3. The touch stick system as defined in claim 2 wherein the first touch stick voltage divider has a Z connection point at a top of said divider, an X connection point between resistors of said divider, and a B connection point at a bottom of said divider.

4. The touch stick system as defined in claim 3 wherein the touch stick system is further comprised of a second touch stick voltage divider for a second axis.

5. The touch stick system as defined in claim 4 wherein the second touch stick voltage divider is coupled to the charge transfer measurement device at three locations.

6. The touch stick system as defined in claim 5 wherein the second touch stick voltage divider has a Z connection point at a top of said divider, a Y connection point between resistors of said divider, and a B connection point at a bottom of said divider.

7. The touch stick system as defined in claim 6 wherein said system is further comprised of the first touch stick voltage divider being coupled in parallel with the second touch stick voltage divider.

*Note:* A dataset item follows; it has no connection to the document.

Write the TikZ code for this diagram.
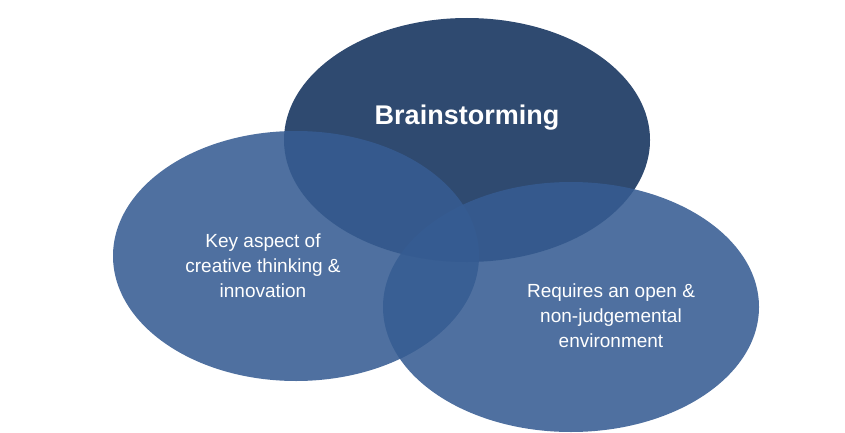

8. The touch stick system as defined in claim 7 wherein the charge transfer measurement device is further comprised of a positive signal input, a negative signal input, and a sense input.

9. The touch stick system as defined in claim 8 wherein to make a measurement relative to the first axis, the X connection point is coupled to the sense input, the Z connection point is coupled to the positive signal input, and the B connection point is coupled to the negative signal input.

10. The touch stick system as defined in claim 8 wherein to make a measurement relative to the first axis, the X connection point is coupled to the sense input, the Z connection point is coupled to the negative signal input, and the B connection point is coupled to the positive signal input.

11. The touch stick system as defined in claim 8 wherein to make a measurement relative to the second axis, the Y connection point is coupled to the sense input, the Z connection point is coupled to the positive signal input, and the B connection point is coupled to the negative signal input.

12. The touch stick system as defined in claim 8 wherein to make a measurement relative to the second axis, the X connection point is coupled to the sense input, the Z connection point is coupled to the positive signal input, and the B connection point is coupled to the negative signal input.

13. The touch stick system as defined in claim 8 wherein the touch stick system is further comprised of a third touch stick voltage divider for a third axis that is orthogonal to the first and second axes.

14. The touch stick system as defined in claim 13 wherein the third touch stick voltage divider is comprised of a top resistance that is comprised of a resistor that is external to the touch stick system, wherein the bottom resistance is a combination of the first touch stick voltage divider and the second touch stick voltage divider.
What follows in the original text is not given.